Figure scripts
★ ★ ★
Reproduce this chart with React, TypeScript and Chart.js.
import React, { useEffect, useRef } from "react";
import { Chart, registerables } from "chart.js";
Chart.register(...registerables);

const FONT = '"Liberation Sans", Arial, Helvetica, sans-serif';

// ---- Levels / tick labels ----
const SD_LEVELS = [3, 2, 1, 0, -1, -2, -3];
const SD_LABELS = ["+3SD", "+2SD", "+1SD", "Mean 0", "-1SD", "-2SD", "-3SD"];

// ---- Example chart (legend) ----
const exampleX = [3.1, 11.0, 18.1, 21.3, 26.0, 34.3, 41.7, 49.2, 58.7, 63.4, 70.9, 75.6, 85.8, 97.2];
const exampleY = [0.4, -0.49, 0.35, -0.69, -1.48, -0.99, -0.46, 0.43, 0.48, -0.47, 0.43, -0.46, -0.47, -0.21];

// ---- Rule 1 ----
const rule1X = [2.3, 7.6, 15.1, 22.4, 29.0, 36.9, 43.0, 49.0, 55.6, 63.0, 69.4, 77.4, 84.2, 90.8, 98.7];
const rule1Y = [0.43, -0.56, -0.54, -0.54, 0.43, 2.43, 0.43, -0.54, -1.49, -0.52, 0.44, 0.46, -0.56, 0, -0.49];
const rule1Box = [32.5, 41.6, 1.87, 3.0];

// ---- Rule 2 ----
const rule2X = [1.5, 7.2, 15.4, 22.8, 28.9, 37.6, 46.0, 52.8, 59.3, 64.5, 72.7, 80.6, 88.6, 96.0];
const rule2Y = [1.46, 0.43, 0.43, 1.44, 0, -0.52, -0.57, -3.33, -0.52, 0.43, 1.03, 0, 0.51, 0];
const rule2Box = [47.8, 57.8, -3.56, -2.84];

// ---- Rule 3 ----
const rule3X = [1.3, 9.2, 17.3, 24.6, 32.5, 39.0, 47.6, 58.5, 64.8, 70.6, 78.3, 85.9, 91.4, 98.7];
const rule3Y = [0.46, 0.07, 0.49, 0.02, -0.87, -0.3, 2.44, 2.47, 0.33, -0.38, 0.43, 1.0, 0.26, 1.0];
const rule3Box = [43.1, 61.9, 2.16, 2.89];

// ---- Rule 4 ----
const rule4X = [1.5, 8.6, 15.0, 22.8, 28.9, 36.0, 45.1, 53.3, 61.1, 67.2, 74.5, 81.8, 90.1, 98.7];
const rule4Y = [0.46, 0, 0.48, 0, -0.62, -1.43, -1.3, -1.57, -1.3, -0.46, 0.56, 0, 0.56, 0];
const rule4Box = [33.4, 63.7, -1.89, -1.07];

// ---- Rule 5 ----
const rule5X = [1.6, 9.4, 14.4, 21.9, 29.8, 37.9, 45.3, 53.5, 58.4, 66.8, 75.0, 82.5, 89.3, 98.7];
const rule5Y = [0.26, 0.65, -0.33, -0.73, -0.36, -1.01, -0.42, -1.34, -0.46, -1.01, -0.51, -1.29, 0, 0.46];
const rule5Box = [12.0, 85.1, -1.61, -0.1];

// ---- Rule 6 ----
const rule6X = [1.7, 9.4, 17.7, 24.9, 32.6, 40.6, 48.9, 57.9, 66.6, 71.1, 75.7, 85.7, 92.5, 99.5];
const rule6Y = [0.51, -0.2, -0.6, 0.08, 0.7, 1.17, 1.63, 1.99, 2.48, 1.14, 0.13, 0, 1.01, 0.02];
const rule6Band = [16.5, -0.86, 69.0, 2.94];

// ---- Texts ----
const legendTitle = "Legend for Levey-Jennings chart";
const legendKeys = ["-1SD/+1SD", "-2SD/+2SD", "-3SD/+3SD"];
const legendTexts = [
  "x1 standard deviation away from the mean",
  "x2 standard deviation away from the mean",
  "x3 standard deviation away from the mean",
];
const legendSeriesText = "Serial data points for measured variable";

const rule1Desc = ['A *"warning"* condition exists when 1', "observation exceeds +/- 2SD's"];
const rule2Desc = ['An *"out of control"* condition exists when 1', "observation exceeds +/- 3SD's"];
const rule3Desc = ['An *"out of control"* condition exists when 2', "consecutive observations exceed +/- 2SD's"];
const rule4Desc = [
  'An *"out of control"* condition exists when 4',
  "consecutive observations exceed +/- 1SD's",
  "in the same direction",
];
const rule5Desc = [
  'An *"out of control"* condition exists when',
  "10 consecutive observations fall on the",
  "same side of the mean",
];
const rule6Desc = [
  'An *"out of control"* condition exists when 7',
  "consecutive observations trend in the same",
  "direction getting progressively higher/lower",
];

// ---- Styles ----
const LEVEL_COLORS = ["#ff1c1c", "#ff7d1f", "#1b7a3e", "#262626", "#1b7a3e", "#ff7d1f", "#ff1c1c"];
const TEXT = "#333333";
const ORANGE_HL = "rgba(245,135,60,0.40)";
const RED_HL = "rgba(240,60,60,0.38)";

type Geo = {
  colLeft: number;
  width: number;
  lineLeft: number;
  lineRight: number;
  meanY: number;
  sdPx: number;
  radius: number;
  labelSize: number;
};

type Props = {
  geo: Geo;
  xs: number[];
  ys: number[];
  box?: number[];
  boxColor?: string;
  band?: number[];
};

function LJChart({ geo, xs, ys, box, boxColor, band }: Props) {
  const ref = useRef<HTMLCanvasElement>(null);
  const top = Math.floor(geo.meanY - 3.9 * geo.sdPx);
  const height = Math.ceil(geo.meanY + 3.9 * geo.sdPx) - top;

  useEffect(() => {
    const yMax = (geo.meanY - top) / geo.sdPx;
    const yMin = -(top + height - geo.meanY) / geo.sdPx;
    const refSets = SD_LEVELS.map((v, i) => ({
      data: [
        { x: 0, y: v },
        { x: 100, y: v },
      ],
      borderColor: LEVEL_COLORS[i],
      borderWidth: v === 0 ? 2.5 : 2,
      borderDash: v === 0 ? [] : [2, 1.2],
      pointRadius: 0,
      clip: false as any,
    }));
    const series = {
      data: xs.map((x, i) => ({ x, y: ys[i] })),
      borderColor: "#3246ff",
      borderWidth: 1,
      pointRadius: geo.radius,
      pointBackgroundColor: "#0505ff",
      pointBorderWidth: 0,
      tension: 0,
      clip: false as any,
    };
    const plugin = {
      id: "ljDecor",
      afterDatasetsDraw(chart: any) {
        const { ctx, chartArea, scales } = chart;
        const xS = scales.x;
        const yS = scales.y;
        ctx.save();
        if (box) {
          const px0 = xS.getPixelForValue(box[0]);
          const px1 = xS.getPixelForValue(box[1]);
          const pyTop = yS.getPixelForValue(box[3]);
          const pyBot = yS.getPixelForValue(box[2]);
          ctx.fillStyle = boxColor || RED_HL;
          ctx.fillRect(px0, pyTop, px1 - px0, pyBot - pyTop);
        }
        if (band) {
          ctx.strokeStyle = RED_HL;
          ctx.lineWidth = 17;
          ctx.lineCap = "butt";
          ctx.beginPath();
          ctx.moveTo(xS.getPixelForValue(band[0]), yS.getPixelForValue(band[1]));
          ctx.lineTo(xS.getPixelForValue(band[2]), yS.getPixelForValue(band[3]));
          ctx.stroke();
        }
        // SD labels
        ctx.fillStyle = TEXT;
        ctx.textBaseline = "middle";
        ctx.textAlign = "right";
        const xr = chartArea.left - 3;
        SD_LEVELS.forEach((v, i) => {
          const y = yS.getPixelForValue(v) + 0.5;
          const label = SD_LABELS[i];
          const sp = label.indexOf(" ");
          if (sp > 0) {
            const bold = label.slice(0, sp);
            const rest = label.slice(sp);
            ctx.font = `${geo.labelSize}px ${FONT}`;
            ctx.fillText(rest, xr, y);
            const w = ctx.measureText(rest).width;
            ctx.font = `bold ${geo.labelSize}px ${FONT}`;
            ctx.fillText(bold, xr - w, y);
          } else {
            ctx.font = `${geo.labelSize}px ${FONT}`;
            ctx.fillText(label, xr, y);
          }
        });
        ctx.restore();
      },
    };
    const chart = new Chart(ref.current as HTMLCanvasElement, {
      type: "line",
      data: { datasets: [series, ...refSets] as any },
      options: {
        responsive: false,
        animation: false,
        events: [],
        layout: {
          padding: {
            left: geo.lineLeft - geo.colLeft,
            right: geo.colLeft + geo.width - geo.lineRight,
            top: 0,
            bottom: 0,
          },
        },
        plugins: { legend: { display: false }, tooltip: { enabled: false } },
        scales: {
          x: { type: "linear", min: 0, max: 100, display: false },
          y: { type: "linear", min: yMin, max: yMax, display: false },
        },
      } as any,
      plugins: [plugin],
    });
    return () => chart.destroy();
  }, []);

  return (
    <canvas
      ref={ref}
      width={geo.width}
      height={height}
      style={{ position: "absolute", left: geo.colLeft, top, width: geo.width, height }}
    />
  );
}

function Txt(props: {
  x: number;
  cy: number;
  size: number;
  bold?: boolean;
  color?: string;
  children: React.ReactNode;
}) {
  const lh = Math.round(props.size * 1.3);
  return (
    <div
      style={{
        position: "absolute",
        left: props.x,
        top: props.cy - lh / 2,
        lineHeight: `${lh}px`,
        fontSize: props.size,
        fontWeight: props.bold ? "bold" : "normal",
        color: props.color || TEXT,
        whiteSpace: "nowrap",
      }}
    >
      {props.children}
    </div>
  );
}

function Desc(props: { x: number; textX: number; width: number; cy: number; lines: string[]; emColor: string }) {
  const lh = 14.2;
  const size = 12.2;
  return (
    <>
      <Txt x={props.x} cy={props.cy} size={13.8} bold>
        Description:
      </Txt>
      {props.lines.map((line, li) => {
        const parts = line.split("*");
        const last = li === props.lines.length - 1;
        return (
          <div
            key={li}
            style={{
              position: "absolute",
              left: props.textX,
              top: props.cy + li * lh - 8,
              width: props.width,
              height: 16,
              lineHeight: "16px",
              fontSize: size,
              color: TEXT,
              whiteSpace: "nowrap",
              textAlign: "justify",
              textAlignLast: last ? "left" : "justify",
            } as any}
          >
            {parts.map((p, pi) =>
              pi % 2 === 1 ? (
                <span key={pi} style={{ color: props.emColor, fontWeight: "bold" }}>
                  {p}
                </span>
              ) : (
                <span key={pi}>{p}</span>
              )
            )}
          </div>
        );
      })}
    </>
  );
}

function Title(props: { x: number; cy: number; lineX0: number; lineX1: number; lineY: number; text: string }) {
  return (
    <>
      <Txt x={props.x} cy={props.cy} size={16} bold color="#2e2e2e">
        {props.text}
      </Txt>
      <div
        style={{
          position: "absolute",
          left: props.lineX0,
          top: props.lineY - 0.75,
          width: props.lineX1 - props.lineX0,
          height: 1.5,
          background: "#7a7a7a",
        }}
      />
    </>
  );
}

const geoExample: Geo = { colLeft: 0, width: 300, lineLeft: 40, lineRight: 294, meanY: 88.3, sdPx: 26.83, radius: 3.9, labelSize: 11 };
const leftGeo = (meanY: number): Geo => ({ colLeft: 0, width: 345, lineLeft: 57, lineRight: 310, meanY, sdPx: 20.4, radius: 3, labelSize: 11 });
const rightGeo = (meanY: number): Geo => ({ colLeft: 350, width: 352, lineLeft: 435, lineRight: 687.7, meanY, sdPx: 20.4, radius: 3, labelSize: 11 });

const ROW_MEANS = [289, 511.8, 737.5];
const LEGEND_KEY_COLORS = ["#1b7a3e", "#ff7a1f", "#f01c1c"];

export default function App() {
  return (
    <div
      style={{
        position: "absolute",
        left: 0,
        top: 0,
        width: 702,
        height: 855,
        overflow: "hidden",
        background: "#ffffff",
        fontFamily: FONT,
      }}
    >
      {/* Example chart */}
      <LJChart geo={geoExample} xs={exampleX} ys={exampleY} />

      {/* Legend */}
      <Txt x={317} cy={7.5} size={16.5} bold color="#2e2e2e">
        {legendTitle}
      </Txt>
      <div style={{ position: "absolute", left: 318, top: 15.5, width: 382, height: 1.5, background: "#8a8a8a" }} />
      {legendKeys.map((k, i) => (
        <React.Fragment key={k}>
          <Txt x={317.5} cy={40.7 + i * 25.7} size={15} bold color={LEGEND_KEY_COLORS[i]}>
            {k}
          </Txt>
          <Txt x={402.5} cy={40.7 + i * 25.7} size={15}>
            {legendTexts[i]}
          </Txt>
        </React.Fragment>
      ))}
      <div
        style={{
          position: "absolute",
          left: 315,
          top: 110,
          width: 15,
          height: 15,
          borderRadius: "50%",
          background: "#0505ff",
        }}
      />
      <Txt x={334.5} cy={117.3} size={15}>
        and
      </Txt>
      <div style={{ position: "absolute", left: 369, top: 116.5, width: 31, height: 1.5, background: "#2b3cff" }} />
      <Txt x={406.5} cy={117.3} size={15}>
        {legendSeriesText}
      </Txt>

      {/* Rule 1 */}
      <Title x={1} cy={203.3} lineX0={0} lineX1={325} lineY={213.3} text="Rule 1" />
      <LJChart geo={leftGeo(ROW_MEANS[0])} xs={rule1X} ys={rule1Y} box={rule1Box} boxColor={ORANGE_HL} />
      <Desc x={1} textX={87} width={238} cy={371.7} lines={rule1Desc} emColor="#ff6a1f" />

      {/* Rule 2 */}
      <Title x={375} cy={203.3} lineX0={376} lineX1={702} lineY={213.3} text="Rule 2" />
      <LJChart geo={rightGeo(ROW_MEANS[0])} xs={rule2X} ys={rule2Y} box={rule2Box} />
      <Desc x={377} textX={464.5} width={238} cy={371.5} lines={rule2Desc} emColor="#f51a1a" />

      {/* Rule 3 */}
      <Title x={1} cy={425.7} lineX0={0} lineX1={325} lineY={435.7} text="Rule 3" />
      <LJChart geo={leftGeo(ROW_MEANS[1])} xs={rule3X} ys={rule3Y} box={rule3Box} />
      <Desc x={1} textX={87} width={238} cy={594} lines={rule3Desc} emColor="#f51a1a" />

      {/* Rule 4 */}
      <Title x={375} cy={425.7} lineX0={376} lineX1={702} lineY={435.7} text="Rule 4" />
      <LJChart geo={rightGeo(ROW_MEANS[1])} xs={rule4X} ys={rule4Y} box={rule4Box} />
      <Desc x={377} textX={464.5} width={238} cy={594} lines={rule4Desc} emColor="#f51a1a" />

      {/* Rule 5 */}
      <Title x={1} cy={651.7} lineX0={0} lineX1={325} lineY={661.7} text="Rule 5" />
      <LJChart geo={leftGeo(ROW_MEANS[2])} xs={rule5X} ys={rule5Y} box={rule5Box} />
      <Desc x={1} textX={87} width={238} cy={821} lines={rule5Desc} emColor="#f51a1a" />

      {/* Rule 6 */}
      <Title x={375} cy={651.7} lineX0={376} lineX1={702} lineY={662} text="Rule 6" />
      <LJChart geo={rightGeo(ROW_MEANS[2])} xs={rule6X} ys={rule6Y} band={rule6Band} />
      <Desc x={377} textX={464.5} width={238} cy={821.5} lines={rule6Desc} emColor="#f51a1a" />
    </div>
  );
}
★ ★ ★
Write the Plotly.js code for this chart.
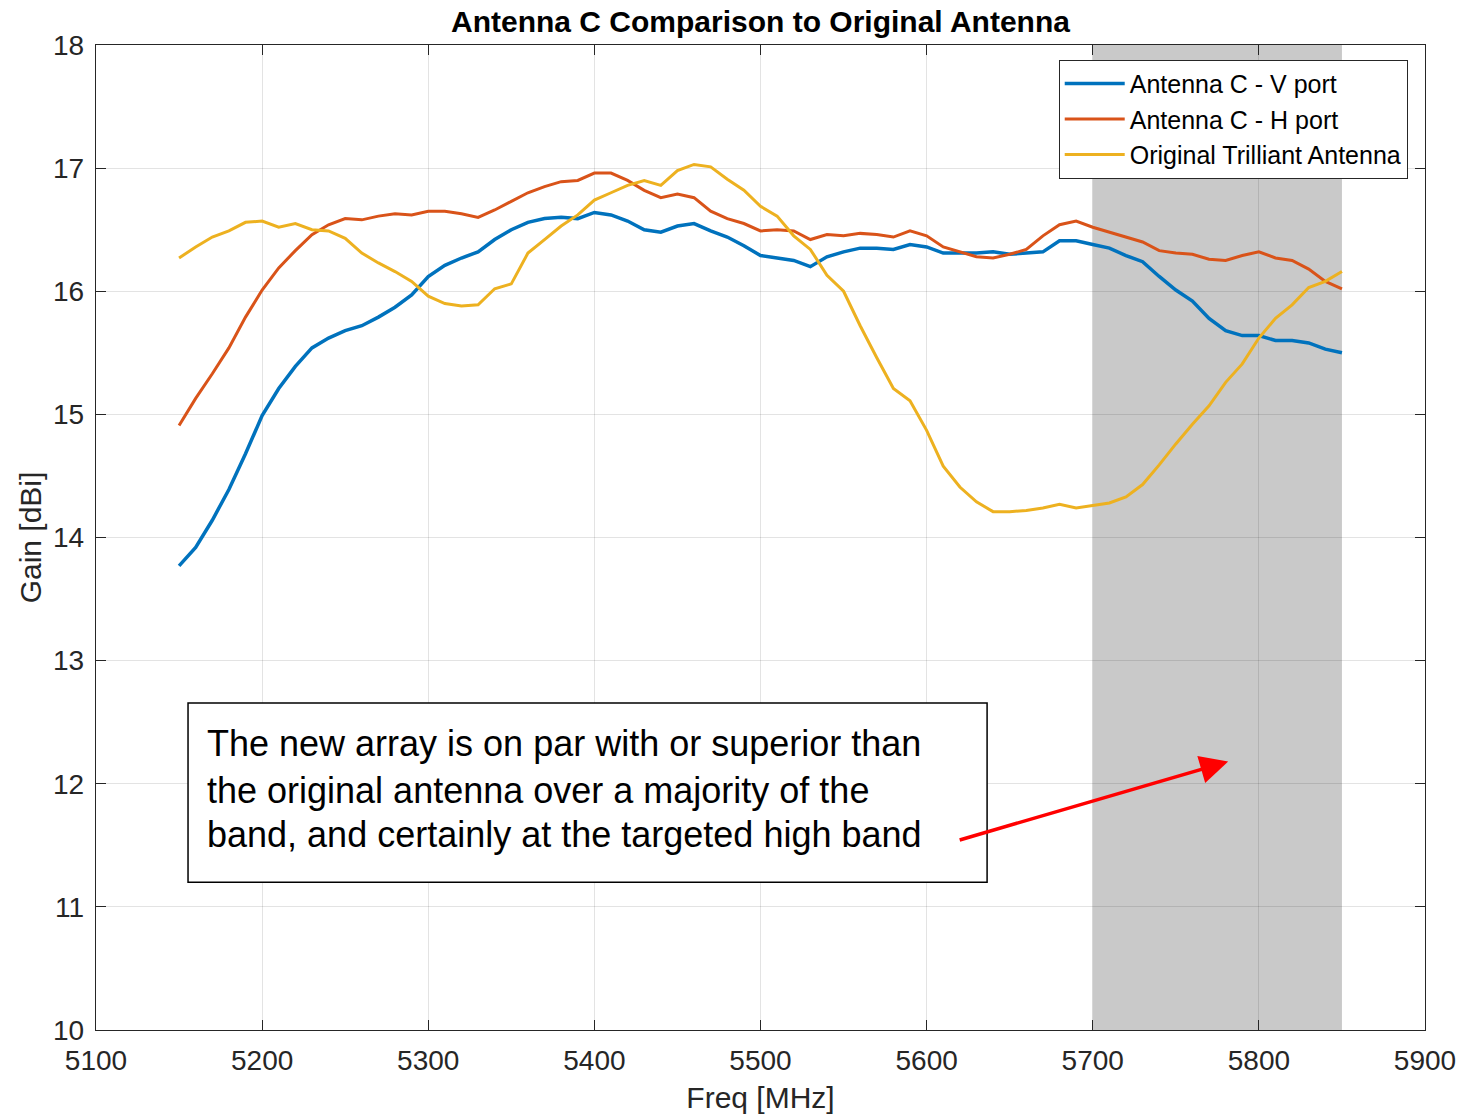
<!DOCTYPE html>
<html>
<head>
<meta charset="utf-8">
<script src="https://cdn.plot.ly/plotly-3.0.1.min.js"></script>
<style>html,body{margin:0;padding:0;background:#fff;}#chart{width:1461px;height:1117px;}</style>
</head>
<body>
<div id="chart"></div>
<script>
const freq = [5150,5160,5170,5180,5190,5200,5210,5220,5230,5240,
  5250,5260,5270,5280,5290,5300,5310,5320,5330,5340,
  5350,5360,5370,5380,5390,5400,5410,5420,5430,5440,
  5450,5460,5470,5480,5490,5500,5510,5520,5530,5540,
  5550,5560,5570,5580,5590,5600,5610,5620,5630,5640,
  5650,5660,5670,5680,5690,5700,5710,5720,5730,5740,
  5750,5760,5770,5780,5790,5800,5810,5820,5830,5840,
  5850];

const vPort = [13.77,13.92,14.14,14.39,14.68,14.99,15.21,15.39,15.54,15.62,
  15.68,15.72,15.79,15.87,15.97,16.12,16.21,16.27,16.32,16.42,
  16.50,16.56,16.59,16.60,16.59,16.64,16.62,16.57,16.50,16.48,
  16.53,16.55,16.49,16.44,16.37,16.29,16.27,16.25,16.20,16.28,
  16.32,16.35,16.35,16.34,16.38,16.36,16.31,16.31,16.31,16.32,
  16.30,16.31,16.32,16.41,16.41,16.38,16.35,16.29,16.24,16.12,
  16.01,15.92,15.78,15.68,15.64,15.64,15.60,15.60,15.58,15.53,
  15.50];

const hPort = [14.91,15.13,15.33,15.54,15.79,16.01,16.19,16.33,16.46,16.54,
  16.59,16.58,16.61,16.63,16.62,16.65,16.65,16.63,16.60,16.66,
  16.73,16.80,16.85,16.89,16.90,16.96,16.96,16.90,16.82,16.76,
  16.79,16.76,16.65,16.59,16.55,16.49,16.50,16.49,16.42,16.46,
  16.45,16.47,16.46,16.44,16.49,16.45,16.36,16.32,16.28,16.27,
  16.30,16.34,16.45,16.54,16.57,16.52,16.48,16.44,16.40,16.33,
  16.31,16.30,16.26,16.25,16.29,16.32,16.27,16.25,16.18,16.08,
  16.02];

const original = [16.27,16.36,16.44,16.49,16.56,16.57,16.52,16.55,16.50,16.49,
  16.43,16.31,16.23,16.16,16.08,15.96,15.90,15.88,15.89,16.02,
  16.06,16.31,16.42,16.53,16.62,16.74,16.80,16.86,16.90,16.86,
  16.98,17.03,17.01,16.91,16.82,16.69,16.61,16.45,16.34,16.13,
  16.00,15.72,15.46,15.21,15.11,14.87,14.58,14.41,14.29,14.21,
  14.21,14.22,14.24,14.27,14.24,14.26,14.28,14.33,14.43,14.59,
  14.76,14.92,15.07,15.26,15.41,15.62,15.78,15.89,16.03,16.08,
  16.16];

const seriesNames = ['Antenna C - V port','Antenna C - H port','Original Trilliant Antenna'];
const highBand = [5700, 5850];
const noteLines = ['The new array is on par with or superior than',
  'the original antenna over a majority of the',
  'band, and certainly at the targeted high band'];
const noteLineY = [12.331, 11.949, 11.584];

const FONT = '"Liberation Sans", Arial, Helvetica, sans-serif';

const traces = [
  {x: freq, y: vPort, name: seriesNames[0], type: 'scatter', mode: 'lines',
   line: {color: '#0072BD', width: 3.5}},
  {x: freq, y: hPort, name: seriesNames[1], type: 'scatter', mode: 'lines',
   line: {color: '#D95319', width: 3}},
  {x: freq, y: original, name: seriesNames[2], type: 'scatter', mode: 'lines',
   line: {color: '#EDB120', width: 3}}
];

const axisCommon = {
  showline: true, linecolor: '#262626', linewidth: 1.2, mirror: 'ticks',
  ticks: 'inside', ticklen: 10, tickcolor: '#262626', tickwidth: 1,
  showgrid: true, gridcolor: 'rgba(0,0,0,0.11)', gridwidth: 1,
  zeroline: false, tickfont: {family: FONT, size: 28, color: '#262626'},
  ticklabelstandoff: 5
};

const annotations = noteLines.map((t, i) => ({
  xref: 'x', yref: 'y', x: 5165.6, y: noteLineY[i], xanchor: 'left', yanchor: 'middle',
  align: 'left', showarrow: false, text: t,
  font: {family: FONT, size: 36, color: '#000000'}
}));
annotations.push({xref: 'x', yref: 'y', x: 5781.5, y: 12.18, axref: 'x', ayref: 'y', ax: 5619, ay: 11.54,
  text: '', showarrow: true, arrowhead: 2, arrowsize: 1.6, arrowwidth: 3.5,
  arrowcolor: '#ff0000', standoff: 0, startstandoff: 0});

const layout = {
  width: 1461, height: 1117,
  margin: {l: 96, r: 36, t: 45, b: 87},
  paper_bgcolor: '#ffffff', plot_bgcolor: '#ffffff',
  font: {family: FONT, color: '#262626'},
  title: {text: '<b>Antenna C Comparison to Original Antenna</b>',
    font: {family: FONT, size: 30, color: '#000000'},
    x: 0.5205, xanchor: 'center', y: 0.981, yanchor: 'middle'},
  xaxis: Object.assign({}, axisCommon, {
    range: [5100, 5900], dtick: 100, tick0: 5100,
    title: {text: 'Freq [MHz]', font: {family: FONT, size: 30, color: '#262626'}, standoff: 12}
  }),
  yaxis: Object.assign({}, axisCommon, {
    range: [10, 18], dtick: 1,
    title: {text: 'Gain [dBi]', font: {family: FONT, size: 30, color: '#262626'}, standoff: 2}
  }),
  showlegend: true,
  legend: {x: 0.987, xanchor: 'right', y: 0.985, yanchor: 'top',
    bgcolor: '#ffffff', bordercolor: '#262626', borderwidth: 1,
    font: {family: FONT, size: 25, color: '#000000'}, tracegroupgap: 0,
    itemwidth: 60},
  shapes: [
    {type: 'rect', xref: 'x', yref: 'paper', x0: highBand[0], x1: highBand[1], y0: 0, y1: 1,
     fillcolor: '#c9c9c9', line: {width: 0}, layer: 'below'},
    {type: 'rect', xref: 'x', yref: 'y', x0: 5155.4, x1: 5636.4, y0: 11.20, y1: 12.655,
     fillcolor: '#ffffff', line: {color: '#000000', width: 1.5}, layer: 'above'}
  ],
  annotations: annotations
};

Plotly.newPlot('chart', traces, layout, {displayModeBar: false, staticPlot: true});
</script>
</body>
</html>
★ ★ ★
Return, from the data, each line that has the word "React" in it.

EXERCISE SOLUTION
Reproduce this chart with React, TypeScript and Chart.js.
import React, { useEffect, useRef } from "react";
  children: React.ReactNode;
        <React.Fragment key={k}>
        </React.Fragment>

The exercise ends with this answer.